LIMA, Peru (AP) -- Usually, one flips a coin to determine things like who gets the ball first in a football game or who gets first dibs at the last slice of pie or something. But to settle an election? That's what happened in a small town high in the Peruvian Andes. Two candidates tied at the ballot box -- with each getting 236 votes in the municipal election. Peru's electoral law allows tie races to be decided by a coin toss. So the coin was tossed. And the winner -- Wilber Medina. His rival says he's cool with the results. It isn't known whether heads or tails carried the day -- and the election.

PUMPKINS-PIGS

SOMERSWORTH, N.H. (AP) -- It started as a potential case of pilfered pumpkins.
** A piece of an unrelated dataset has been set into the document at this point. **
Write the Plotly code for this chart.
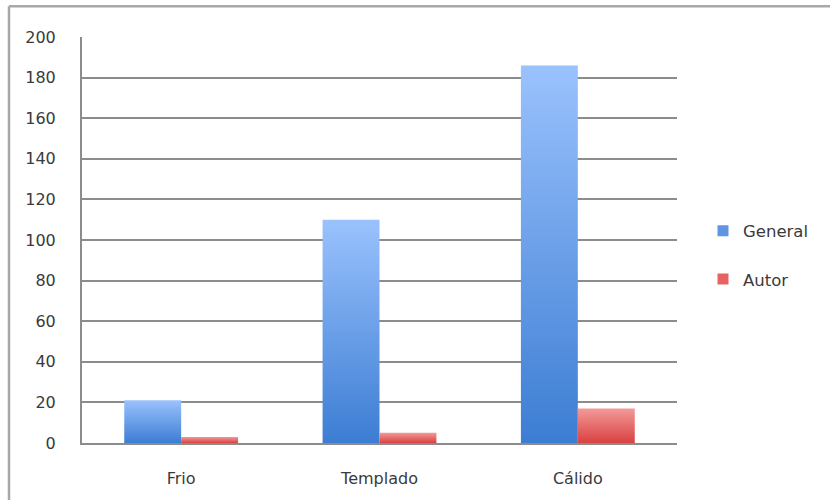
import plotly.graph_objects as go

# Data
categories = ["Frio", "Templado", "Cálido"]
general = [21, 110, 186]
autor = [3, 5, 17]
y_ticks = [0, 20, 40, 60, 80, 100, 120, 140, 160, 180, 200]

series = [
    ("General", general, "#3c7dd3", "#9ac2fd", "#5f95e3"),
    ("Autor", autor, "#d8413f", "#f39a99", "#e56463"),
]

BAR_W = 0.287  # width of one bar in category units
FONT = "DejaVu Sans"
TEXT_COLOR = "#3a3a3a"

fig = go.Figure()

for s_idx, (name, values, c_bottom, c_top, c_mid) in enumerate(series):
    offset = (s_idx - 0.5) * BAR_W
    for i, v in enumerate(values):
        x0 = i + offset - BAR_W / 2
        x1 = i + offset + BAR_W / 2
        fig.add_trace(go.Scatter(
            x=[x0, x1, x1, x0, x0],
            y=[0, 0, v, v, 0],
            mode="none",
            fill="toself",
            fillgradient=dict(type="vertical",
                              colorscale=[[0, c_bottom], [1, c_top]]),
            showlegend=False,
            hoverinfo="text",
            text=f"{categories[i]} – {name}: {v}",
            legendgroup=name,
        ))
    # legend swatch
    fig.add_trace(go.Scatter(
        x=[None], y=[None], mode="markers", name=name,
        marker=dict(symbol="square", size=11, color=c_mid),
        legendgroup=name, showlegend=True,
    ))

ML, MR, MT, MB = 82, 153, 37, 55
W, H = 830, 500
pw, ph = W - ML - MR, H - MT - MB

# chart frame (top and left edges)
fx = (9 - ML) / pw
fy = (H - MB - 6) / ph
frame = dict(color="#a8a8a8", width=2.5)
fig.add_shape(type="line", xref="paper", yref="paper",
              x0=fx, x1=1.5, y0=fy, y1=fy, line=frame)
fig.add_shape(type="line", xref="paper", yref="paper",
              x0=fx, x1=fx, y0=-0.5, y1=fy, line=frame)

fig.update_layout(
    width=W, height=H,
    margin=dict(l=ML, r=MR, t=MT, b=MB),
    paper_bgcolor="white", plot_bgcolor="white",
    font=dict(family=FONT, size=16, color=TEXT_COLOR),
    legend=dict(x=(703 - ML) / pw, xanchor="left",
                y=(H - MB - 256) / ph, yanchor="middle",
                tracegroupgap=24, font=dict(size=16.5, color=TEXT_COLOR),
                bgcolor="rgba(0,0,0,0)"),
    xaxis=dict(
        range=[-0.5, 2.5],
        tickmode="array", tickvals=[0, 1, 2], ticktext=categories,
        showgrid=False, zeroline=False,
        showline=True, linecolor="#8c8c8c", linewidth=2,
        ticks="", ticklabelstandoff=20, fixedrange=True,
    ),
    yaxis=dict(
        range=[0, 200],
        tickmode="array", tickvals=y_ticks,
        showgrid=True, gridcolor="#8c8c8c", gridwidth=2,
        zeroline=False,
        showline=True, linecolor="#8c8c8c", linewidth=2,
        ticks="", ticklabelstandoff=21, fixedrange=True,
    ),
)

fig.write_html("out.html")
But it turned out to be a windfall for a group of pigs. Foster's Daily Democrat in Somersworth, New Hampshire reports hundreds of pumpkins were reported stolen earlier week. The gourds had been set aside behind a school to be sold this weekend at a craft fair. The investigation didn't get far. Turns out a farmer spotted the pumpkins and asked a school worker if he could take them to feed his pigs. The school employee didn't know the pumpkins were being saved -- and the farmer took them. Police say the only ones that turned out happy in the whole episode -- are the hogs.

FIREWORKS-FUNERAL

SPRINGFIELD, Mo. (AP) -- When the fireworks burst in the air tomorrow night over Springfield, Missouri -- it won't be the Fourth of July -- but the last of James Carver. A Missouri funeral director will be bidding farewell to his dad -- by having his cremated remains mixed with fireworks -- and launched into the sky. Carver's father is the first to try the program by Greenlawn Funeral Homes. His son Jim is the funeral director -- and says the eight-minute fireworks display will be followed by a cookout and memorial celebration.